Читаем «Осада человека». Записки Ольги Фрейденберг как мифополитическая теория сталинизма полностью

Я испытывала страшную тоску по своей арестованной книге. Теперь, когда я пишу, у меня нет слов, чтобы передать эту тоску, это алканье, страсть увидеть книгу живой (X: 73, 28).

Что было делать? «Я написала Сталину. <…> Одно в жизни было у меня, безоружной, оружие: мое перо, моя страсть, моя честность» (X: 73, 26).

События вокруг публикации «Поэтики сюжета и жанра» были реконструированы исследователями Фрейденберг87. Мы ограничимся здесь несколькими замечаниями о том, как описывает эти события сама Фрейденберг.

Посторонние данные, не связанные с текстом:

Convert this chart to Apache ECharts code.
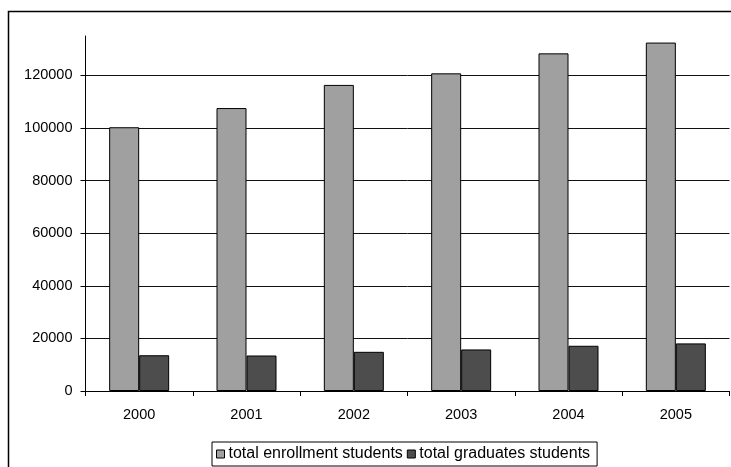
<!DOCTYPE html>
<html>
<head>
<meta charset="utf-8">
<script src="https://cdn.jsdelivr.net/npm/echarts@6/dist/echarts.min.js"></script>
<style>
html,body{margin:0;padding:0;background:#fff;}
#c{width:731px;height:467px;}
</style>
</head>
<body>
<div id="c"></div>
<script>
const years = ['2000','2001','2002','2003','2004','2005'];
const enrollment = [100300, 107600, 116400, 120800, 128400, 132500];
const graduates = [13600, 13500, 14900, 15800, 17200, 18100];
const seriesNames = ['total enrollment students', 'total graduates students'];

const chart = echarts.init(document.getElementById('c'), null, {renderer: 'canvas'});
const font = '"Liberation Sans", Arial, sans-serif';
chart.setOption({
  animation: false,
  backgroundColor: '#fff',
  textStyle: {fontFamily: font, color: '#000'},
  graphic: [{
    type: 'rect',
    shape: {x: 8.5, y: 11.5, width: 760, height: 500},
    style: {fill: 'none', stroke: '#000', lineWidth: 1.5},
    silent: true, z: 100
  }],
  grid: {left: 85.5, right: 1.5, top: 36, bottom: 76, containLabel: false},
  legend: {
    data: seriesNames,
    left: 212, top: 442,
    orient: 'horizontal',
    padding: [4, 7, 4, 4],
    borderColor: '#000', borderWidth: 1,
    itemWidth: 8, itemHeight: 8, itemGap: 4,
    icon: 'rect',
    itemStyle: {borderColor: '#000', borderWidth: 1},
    textStyle: {fontSize: 16, color: '#000', fontFamily: font, padding: [0, 0, 0, -1]}
  },
  xAxis: {
    type: 'category',
    data: years,
    axisLine: {lineStyle: {color: '#000', width: 1}},
    axisTick: {show: true, length: 5, lineStyle: {color: '#000'}},
    axisLabel: {fontSize: 14.5, color: '#000', margin: 16, fontFamily: font}
  },
  yAxis: {
    type: 'value',
    min: 0, max: 135000, interval: 20000,
    axisLine: {show: true, lineStyle: {color: '#000', width: 1}},
    axisTick: {show: true, length: 5, lineStyle: {color: '#000'}},
    axisLabel: {fontSize: 14.5, color: '#000', margin: 13, showMaxLabel: false, fontFamily: font,
      formatter: function (v) { return String(v); }},
    splitLine: {show: true, lineStyle: {color: ['#111','#111','#111','#111','#111','#111','#111','rgba(0,0,0,0)'], width: 1}}
  },
  series: [
    {
      name: seriesNames[0], type: 'bar', data: enrollment,
      barWidth: 30, barGap: '0%',
      itemStyle: {color: '#a0a0a0', borderColor: '#000', borderWidth: 1}
    },
    {
      name: seriesNames[1], type: 'bar', data: graduates,
      barWidth: 30, barGap: '0%',
      itemStyle: {color: '#4d4d4d', borderColor: '#000', borderWidth: 1}
    }
  ]
});
</script>
</body>
</html>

В динамике рассказанная ею история следует аристотелевскому принципу перипетии (превращение действия в его противоположность) – главному принципу античной трагедии.

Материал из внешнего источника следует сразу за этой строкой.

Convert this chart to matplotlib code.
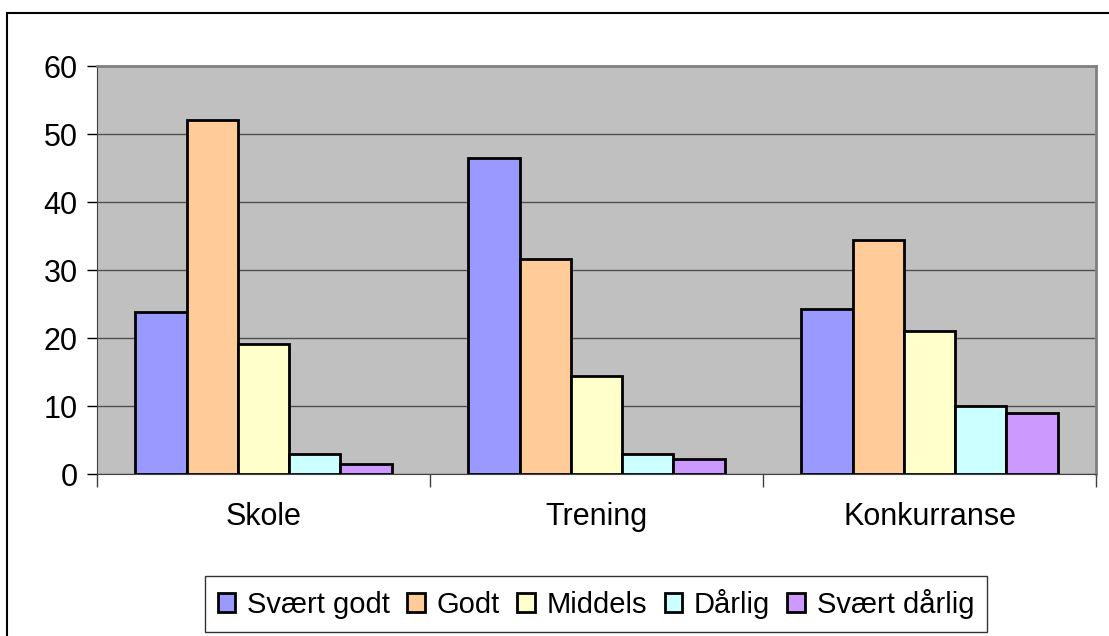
import numpy as np
import matplotlib.pyplot as plt
from matplotlib.patches import Rectangle

plt.rcParams['font.family'] = ['Liberation Sans', 'DejaVu Sans']

# data
categories = ['Skole', 'Trening', 'Konkurranse']
series = ['Svært godt', 'Godt', 'Middels', 'Dårlig', 'Svært dårlig']
svaert_godt = [23.8, 46.5, 24.3]
godt = [52.1, 31.7, 34.4]
middels = [19.1, 14.4, 21.1]
darlig = [3.0, 3.0, 10.1]
svaert_darlig = [1.5, 2.3, 9.0]
values = [svaert_godt, godt, middels, darlig, svaert_darlig]
colors = ['#9999FF', '#FFCC99', '#FFFFCC', '#CCFFFF', '#CC99FF']

W, H = 1109, 636
fig = plt.figure(figsize=(W / 100, H / 100), dpi=100)

# outer chart border
fig.patches.append(Rectangle((7 / W, -0.1), 1.2, (H - 13) / H + 0.1,
                             transform=fig.transFigure, fill=False,
                             edgecolor='black', linewidth=1.5))

ax = fig.add_axes([97 / W, (H - 474.3) / H, 999 / W, 408.3 / H])
ax.set_facecolor('#C0C0C0')

x = np.arange(len(categories))
bw = 0.154
for i, (name, vals) in enumerate(zip(series, values)):
    ax.bar(x + (i - 2) * bw, vals, bw, color=colors[i], edgecolor='black',
           linewidth=2, label=name, zorder=3)

ax.set_xlim(-0.5, 2.5)
ax.set_ylim(0, 60)
ax.set_yticks(range(0, 61, 10))
ax.yaxis.grid(True, color='#505050', linewidth=1, zorder=1)

# category boundaries carry the x tick marks
ax.set_xticks([-0.5, 0.5, 1.5, 2.5])
ax.set_xticklabels([])
ax.tick_params(axis='x', length=9, width=1, color='#404040', direction='out')
ax.tick_params(axis='y', length=7, width=1, color='black', labelsize=22, pad=7)
for xi, c in zip(x, categories):
    ax.text(xi, -6.3, c, ha='center', va='center', fontsize=22)

for side in ['top', 'right']:
    ax.spines[side].set_color('#808080')
    ax.spines[side].set_linewidth(2)
ax.spines['left'].set_color('#404040')
ax.spines['bottom'].set_color('#404040')

leg = fig.legend(loc='center', bbox_to_anchor=(596 / W, (H - 604) / H),
                 ncol=5, fontsize=21, frameon=True, fancybox=False,
                 handlelength=0.6, handleheight=0.6, handletextpad=0.4,
                 columnspacing=0.6, borderpad=0.45)
leg.get_frame().set_edgecolor('black')
leg.get_frame().set_linewidth(1)

fig.savefig('out.png', dpi=100)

После письма к Сталину пришел вызов на прием к наркому просвещения Б. М. Волину (на 10 ноября 1936 года), и Фрейденберг отправилась в Москву. Поездка закончилась победой: получена резолюция наркома, содержавшая волшебные слова «по своему содержанию книга не заключает в себе ничего вредного» (X: 76, 57). Следует триумфальное возвращение в Ленинград и в университет, приветствия коллег, вчера еще чуждавшихся ее, как прокаженной. Наступил «день полной моей реабилитации» (X: 76, 57). Это было 13 ноября 1936 года. А на следующий день, 14 ноября, появилась вторая разгромная статья в «Известиях» (на этот раз корреспонденция из Ленинграда). «Нужно было экстренно, в одни сутки, задушить и эту заметку» (X: 77, 58). На этот раз в Москву поехал Хона. «Мы долго думали, к кому должен Хона кинуться, и решили, что к Боре» (X: 77, 59). Они решили просить «Борю» обратиться за помощью к Бухарину, который был тогда редактором «Известий».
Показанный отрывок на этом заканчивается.